Defendant, in its answer, claimed it deposited the money with the trustee to be used in payment of the bonds and coupons in accordance with the terms of the trust instrument. This the record does not exactly show, but shows that neither in March nor September was the money for the payment of the bonds and coupons deposited five days before the due dates thereof, though it is conceded it was deposited so as to be available for the payment of the bonds and coupons on their due date. Plaintiff did not present his bonds and coupons for payment on their due date nor until after the closing of the Fidelity Trust Company. The bonds and coupons were payable in gold of a specified standard weight and fineness. Gold was not paid to the trustee. Plaintiff asserts the payment claimed by defendant, if anything, is analogous to a tender; that it must *Page 230 have been made in gold coin of the United States in accordance with the terms of the trust indenture and kept good.
The bonds in question were negotiable instruments. 2 Comp. Laws 1929, § 9250; City of Adrian v. Whitney Central NationalBank, 180 Mich. 171 (Ann. Cas. 1916 A, 600).

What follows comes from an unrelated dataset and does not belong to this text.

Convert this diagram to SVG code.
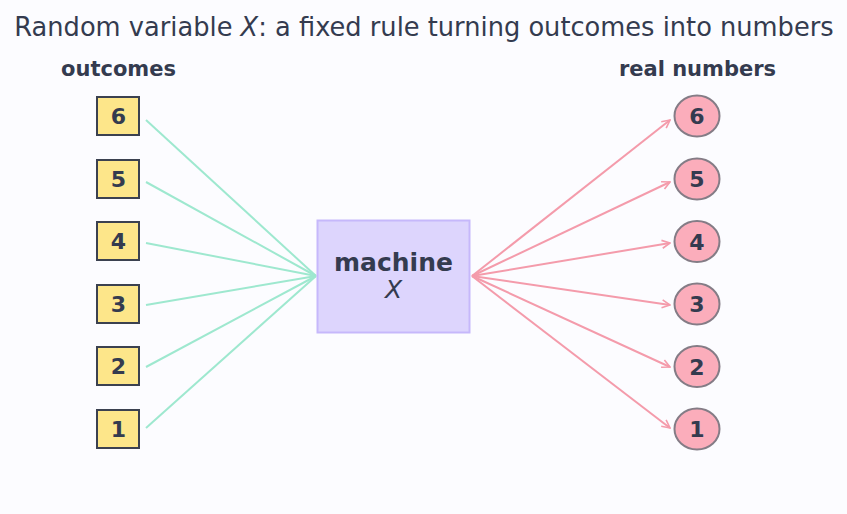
<svg xmlns="http://www.w3.org/2000/svg" width="847" height="514" viewBox="0 0 847 514">
<defs>
<style>
text{font-family:"DejaVu Sans",sans-serif;fill:#343b4f}
.t{font-size:25.7px}
.h{font-size:21px;font-weight:bold;text-anchor:middle}
.n{font-size:22px;font-weight:bold;text-anchor:middle}
.sq{fill:#fde68a;stroke:#3b4150;stroke-width:2}
.ci{fill:#fbadbb;stroke:#847c86;stroke-width:2}
.g{stroke:#9ee8cf;stroke-width:2;fill:none}
.r{stroke:#f49bab;stroke-width:2;fill:none}
</style>
<marker id="ar" viewBox="0 0 10 10" refX="9" refY="5" markerWidth="10" markerHeight="10" markerUnits="userSpaceOnUse" orient="auto">
<path d="M1,1 L9,5 L1,9" fill="none" stroke="#f49bab" stroke-width="1.6"/>
</marker>
</defs>
<rect width="847" height="514" fill="#fcfcff"/>
<text class="t" x="424" y="36" text-anchor="middle">Random variable <tspan font-style="italic">X</tspan>: a fixed rule turning outcomes into numbers</text>
<text class="h" x="118.5" y="76">outcomes</text>
<text class="h" x="697.5" y="76">real numbers</text>
<g id="connectors">
<line class="g" x1="146" y1="120" x2="316" y2="276"/>
<line class="g" x1="146" y1="182" x2="316" y2="276"/>
<line class="g" x1="146" y1="243" x2="316" y2="276"/>
<line class="g" x1="146" y1="305" x2="316" y2="276"/>
<line class="g" x1="146" y1="367" x2="316" y2="276"/>
<line class="g" x1="146" y1="428" x2="316" y2="276"/>
<line class="r" x1="472" y1="276" x2="670" y2="120" marker-end="url(#ar)"/>
<line class="r" x1="472" y1="276" x2="670" y2="182" marker-end="url(#ar)"/>
<line class="r" x1="472" y1="276" x2="670" y2="243" marker-end="url(#ar)"/>
<line class="r" x1="472" y1="276" x2="670" y2="305" marker-end="url(#ar)"/>
<line class="r" x1="472" y1="276" x2="670" y2="367" marker-end="url(#ar)"/>
<line class="r" x1="472" y1="276" x2="670" y2="428" marker-end="url(#ar)"/>
</g>
<g id="machine">
<rect x="317.5" y="220.5" width="152" height="112" fill="#ddd5fd" stroke="#c6b8fb" stroke-width="2"/>
<text x="393.5" y="271" font-size="25" font-weight="bold" text-anchor="middle">machine</text>
<text x="393.5" y="298" font-size="25" font-style="italic" text-anchor="middle">X</text>
</g>
<g id="o6"><rect class="sq" x="97" y="97" width="42" height="38"/><text class="n" x="118.5" y="124">6</text></g>
<g id="o5"><rect class="sq" x="97" y="160" width="42" height="38"/><text class="n" x="118.5" y="187">5</text></g>
<g id="o4"><rect class="sq" x="97" y="222" width="42" height="38"/><text class="n" x="118.5" y="249">4</text></g>
<g id="o3"><rect class="sq" x="97" y="285" width="42" height="38"/><text class="n" x="118.5" y="312">3</text></g>
<g id="o2"><rect class="sq" x="97" y="347" width="42" height="38"/><text class="n" x="118.5" y="374">2</text></g>
<g id="o1"><rect class="sq" x="97" y="410" width="42" height="38"/><text class="n" x="118.5" y="437">1</text></g>
<g id="r6"><ellipse class="ci" cx="697" cy="116" rx="22.5" ry="20.5"/><text class="n" x="697" y="124">6</text></g>
<g id="r5"><ellipse class="ci" cx="697" cy="179" rx="22.5" ry="20.5"/><text class="n" x="697" y="187">5</text></g>
<g id="r4"><ellipse class="ci" cx="697" cy="241.5" rx="22.5" ry="20.5"/><text class="n" x="697" y="249.5">4</text></g>
<g id="r3"><ellipse class="ci" cx="697" cy="304" rx="22.5" ry="20.5"/><text class="n" x="697" y="312">3</text></g>
<g id="r2"><ellipse class="ci" cx="697" cy="366.5" rx="22.5" ry="20.5"/><text class="n" x="697" y="374.5">2</text></g>
<g id="r1"><ellipse class="ci" cx="697" cy="429" rx="22.5" ry="20.5"/><text class="n" x="697" y="437">1</text></g>
</svg>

"Presentment for payment is not necessary in order to charge the person primarily liable on the instrument; but if the instrument is, by its terms, payable at a special place, and he is able and willing to pay it there at maturity, such ability and willingness are equivalent to a tender of payment upon his part. But except as herein otherwise provided, presentment for payment is necessary in order to charge the drawer and indorsers." 2 Comp. Laws 1929, § 9319.
"A negotiable instrument is discharged:
"First, By payment in due course by or on behalf of the principal debtor;
"Second, By payment in due course by the party accommodated, where the instrument is made or accepted for accommodation;
"Third, By the intentional cancellation thereof by the holder;
"Fourth, By any other act which will discharge a simple contract for the payment of money;
"Fifth, When the principal debtor becomes the holder of the instrument at or after maturity in his own right." 2 Comp. Laws 1929, § 9368.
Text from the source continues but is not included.